_Goal of the exercise_. Find how many lines in the material contain "seaborn"; your answer should be that number alone.
::: Working data :::
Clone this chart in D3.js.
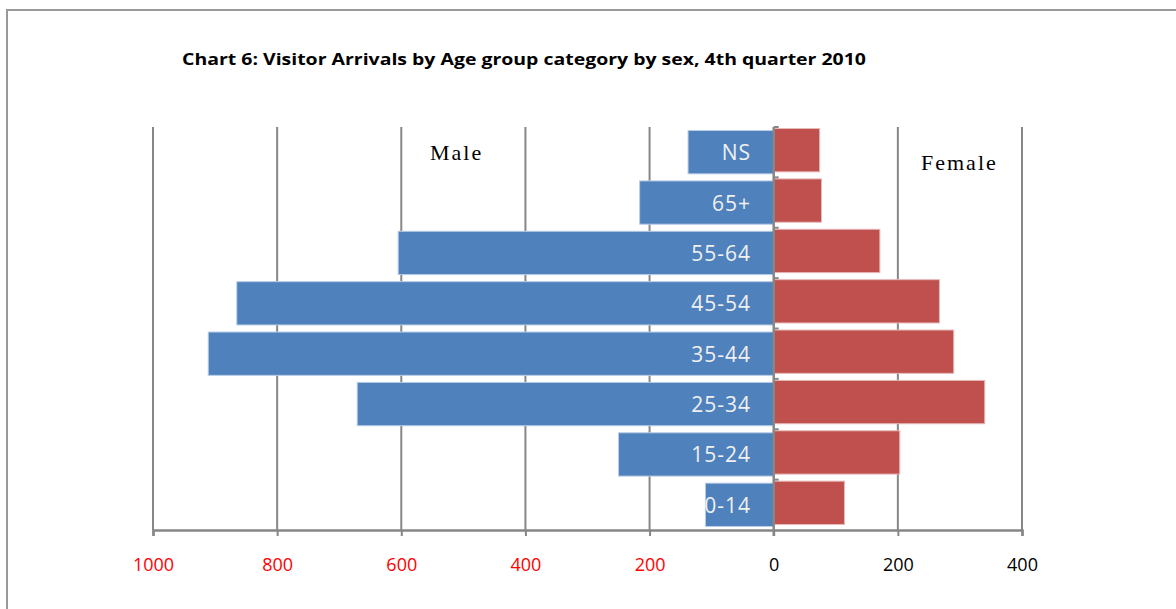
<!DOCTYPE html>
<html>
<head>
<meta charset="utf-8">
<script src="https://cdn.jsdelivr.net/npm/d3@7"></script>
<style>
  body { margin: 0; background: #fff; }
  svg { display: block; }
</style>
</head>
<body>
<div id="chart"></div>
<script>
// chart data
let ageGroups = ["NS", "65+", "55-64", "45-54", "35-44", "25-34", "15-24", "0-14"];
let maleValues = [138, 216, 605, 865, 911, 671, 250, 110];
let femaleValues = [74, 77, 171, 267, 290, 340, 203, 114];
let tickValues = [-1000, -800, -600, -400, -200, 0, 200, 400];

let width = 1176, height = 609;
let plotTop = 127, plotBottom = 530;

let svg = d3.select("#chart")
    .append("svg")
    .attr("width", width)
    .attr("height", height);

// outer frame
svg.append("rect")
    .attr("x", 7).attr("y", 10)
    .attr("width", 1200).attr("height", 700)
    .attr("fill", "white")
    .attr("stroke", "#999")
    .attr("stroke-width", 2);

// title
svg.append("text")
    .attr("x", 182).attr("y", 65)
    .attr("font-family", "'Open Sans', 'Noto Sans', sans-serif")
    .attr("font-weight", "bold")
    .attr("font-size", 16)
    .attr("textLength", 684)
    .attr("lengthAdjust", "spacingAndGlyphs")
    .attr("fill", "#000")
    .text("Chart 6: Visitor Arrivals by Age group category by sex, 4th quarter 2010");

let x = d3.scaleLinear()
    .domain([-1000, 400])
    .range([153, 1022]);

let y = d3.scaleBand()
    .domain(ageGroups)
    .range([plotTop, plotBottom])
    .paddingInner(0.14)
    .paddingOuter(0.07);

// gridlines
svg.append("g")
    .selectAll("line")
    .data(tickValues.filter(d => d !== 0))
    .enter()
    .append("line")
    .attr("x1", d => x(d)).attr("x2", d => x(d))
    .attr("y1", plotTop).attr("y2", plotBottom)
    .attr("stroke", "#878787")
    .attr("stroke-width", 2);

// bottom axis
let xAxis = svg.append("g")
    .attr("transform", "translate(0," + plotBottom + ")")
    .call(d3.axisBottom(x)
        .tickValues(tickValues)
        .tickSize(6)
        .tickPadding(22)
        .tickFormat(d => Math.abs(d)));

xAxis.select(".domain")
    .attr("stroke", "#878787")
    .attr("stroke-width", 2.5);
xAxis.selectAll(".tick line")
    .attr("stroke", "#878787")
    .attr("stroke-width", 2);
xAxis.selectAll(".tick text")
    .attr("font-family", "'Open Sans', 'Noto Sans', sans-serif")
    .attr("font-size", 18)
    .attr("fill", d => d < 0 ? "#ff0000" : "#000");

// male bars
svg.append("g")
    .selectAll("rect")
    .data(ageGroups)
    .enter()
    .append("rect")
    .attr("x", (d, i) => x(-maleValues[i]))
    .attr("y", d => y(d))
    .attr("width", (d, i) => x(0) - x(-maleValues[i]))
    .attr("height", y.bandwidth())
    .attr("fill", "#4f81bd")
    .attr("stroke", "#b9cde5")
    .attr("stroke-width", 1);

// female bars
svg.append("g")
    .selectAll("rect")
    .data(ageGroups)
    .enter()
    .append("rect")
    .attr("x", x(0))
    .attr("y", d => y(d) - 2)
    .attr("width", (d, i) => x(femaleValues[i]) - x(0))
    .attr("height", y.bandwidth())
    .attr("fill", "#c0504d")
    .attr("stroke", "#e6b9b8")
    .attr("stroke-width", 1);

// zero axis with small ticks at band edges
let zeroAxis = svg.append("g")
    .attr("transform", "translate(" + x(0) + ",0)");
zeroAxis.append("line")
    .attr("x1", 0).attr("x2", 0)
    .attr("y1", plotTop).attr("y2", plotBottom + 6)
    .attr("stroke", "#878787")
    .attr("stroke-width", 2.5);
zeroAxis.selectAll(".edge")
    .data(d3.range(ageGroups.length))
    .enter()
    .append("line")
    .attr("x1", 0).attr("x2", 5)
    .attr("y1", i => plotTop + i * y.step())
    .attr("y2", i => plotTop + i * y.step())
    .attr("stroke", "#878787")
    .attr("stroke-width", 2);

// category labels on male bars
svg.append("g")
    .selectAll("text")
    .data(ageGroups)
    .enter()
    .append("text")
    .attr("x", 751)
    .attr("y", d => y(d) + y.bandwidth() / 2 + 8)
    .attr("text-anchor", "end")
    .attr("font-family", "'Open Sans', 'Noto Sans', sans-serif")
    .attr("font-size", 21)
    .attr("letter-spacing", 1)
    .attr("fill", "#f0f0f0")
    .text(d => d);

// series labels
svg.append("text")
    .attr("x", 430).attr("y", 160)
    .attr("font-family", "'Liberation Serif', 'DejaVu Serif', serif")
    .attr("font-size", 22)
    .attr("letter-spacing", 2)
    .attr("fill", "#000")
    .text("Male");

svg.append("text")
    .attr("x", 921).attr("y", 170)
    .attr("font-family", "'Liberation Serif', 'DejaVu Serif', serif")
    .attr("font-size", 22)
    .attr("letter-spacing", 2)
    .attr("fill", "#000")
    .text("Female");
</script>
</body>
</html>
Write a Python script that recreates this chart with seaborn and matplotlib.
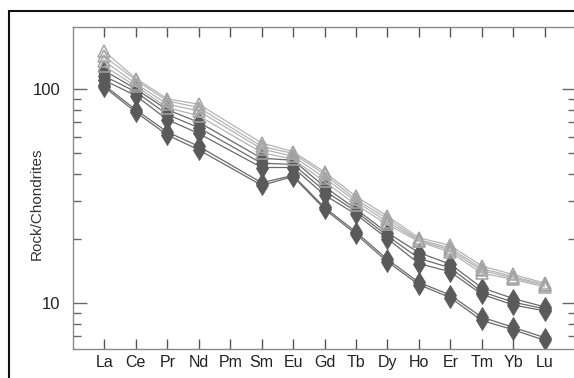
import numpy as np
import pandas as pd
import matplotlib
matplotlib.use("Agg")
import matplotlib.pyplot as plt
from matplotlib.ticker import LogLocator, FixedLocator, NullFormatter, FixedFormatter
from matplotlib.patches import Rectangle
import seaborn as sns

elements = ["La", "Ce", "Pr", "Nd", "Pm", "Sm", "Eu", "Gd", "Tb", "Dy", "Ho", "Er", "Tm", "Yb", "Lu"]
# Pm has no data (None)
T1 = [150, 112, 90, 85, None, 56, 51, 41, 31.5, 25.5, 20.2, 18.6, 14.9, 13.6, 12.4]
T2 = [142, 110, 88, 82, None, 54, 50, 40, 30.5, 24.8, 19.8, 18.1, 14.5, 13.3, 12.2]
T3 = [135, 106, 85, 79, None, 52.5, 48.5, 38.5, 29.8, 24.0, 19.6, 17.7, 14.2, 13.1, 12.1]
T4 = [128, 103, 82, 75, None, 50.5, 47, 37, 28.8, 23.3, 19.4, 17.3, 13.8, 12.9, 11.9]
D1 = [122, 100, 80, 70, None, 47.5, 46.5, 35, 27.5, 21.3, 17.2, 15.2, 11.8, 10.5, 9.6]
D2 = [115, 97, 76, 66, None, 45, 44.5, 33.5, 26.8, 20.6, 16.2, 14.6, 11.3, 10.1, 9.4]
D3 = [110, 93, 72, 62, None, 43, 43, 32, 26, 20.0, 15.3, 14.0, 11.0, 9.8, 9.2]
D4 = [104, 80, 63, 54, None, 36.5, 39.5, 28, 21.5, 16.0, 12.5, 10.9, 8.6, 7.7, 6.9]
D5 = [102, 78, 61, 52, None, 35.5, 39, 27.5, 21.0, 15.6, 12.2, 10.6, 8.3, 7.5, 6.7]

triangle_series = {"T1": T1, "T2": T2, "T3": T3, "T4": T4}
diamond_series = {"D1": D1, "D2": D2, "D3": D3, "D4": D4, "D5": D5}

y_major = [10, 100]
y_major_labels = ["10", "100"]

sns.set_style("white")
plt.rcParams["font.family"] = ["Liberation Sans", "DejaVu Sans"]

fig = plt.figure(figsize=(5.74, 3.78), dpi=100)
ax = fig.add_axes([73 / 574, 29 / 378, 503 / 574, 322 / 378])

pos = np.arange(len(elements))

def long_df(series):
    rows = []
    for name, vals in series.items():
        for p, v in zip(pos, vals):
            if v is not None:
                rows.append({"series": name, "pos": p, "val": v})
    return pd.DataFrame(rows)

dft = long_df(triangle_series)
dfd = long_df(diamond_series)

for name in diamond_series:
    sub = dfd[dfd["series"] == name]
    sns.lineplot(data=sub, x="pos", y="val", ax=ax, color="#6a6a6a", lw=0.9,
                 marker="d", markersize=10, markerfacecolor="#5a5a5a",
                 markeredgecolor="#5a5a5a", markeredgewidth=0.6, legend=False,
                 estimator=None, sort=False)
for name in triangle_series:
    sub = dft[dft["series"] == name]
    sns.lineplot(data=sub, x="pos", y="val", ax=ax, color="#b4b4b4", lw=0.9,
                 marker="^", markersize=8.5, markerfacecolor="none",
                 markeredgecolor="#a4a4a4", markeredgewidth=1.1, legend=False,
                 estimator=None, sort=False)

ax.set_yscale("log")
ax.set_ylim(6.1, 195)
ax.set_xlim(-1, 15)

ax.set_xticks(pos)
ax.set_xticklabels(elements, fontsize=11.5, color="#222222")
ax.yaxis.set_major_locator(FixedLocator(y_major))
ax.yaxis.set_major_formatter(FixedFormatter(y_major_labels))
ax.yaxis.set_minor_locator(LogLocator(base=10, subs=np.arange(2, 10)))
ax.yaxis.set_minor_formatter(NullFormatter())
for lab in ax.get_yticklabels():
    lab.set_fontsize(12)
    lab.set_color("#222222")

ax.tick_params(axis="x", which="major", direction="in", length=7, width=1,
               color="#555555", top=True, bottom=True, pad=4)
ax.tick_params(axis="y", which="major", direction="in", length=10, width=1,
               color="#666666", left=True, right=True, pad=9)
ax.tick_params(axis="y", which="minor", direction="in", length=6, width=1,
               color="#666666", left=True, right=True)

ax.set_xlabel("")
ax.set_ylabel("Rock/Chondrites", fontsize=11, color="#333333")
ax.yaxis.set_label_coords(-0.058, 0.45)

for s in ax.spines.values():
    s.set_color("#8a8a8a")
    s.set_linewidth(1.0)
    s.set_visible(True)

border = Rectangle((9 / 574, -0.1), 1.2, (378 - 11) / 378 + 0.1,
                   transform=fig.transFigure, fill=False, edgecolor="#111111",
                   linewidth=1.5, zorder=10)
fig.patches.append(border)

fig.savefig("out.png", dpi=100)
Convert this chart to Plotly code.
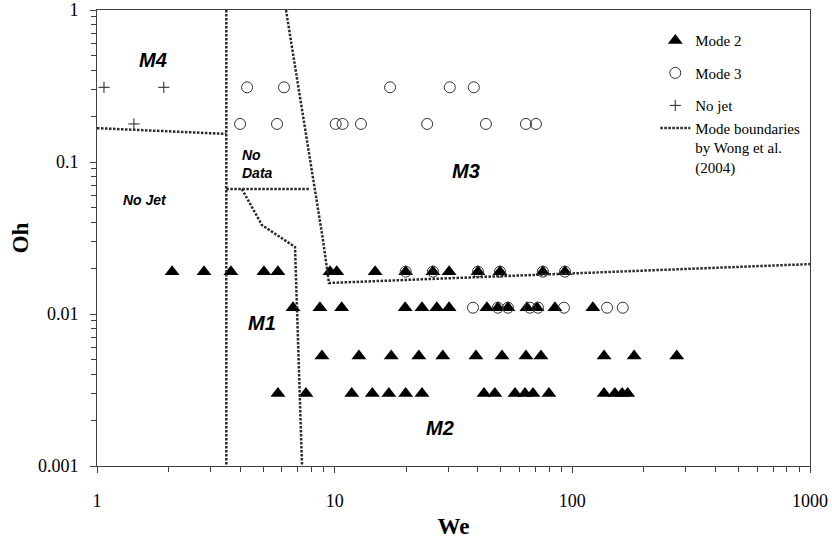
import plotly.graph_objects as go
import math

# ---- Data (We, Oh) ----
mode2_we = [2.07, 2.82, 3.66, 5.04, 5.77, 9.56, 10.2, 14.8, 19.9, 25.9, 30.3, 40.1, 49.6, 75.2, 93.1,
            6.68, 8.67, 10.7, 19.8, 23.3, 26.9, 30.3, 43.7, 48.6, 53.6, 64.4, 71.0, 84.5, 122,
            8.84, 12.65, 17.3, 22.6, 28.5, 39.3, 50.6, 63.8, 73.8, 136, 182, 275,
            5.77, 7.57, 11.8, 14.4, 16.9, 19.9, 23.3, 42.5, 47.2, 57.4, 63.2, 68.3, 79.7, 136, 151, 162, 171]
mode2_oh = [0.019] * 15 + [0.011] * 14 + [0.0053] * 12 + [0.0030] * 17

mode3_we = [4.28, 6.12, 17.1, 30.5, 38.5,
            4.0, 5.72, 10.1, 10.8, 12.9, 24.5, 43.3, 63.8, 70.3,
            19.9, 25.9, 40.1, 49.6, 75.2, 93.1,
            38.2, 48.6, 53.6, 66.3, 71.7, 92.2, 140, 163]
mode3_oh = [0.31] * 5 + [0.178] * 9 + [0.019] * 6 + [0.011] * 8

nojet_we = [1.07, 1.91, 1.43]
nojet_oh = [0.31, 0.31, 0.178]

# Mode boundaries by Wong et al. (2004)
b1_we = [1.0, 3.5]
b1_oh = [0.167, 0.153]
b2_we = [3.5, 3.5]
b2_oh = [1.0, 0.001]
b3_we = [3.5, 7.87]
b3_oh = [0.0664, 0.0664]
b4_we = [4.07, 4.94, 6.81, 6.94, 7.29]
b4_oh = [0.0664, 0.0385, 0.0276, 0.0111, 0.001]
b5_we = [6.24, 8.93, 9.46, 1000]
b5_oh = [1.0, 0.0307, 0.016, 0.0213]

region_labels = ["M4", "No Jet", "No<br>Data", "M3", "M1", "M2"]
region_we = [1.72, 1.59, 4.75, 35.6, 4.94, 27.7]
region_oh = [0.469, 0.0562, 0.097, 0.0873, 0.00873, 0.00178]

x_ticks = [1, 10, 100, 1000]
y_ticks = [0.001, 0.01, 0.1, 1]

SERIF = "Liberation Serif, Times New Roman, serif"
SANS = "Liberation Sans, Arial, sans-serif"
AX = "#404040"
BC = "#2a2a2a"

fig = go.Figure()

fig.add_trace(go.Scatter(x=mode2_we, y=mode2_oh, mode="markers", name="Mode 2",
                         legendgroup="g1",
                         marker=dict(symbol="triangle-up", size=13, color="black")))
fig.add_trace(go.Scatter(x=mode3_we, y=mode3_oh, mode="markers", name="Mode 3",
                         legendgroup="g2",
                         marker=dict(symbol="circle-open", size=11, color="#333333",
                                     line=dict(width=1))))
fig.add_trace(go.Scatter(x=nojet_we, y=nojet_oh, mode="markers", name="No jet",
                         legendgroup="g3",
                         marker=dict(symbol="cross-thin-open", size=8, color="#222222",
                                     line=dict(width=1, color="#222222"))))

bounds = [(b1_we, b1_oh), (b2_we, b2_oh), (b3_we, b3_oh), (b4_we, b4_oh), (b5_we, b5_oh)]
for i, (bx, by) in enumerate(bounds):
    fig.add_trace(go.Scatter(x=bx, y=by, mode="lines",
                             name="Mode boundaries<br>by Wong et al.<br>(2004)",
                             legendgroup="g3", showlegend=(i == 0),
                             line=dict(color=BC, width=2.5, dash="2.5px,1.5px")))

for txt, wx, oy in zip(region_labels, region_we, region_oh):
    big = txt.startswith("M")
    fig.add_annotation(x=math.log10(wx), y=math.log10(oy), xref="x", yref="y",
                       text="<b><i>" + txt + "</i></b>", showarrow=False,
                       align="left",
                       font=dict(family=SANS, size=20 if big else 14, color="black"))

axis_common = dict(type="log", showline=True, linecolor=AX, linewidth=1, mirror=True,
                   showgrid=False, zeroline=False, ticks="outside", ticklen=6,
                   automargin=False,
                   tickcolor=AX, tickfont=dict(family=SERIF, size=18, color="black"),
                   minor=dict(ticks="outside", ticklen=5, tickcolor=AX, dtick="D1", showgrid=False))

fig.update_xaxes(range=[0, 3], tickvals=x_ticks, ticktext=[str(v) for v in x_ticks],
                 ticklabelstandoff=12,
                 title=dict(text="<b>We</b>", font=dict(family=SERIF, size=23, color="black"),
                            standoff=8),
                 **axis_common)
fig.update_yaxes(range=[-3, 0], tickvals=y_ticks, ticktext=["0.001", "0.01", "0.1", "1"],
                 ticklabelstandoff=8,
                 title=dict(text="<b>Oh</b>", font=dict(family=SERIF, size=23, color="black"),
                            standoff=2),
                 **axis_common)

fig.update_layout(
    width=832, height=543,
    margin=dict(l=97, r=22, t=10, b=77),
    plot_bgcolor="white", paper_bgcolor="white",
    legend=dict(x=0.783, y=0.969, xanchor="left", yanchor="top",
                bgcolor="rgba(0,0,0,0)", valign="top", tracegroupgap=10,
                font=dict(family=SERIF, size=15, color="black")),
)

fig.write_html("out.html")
:::
_Answer_. 2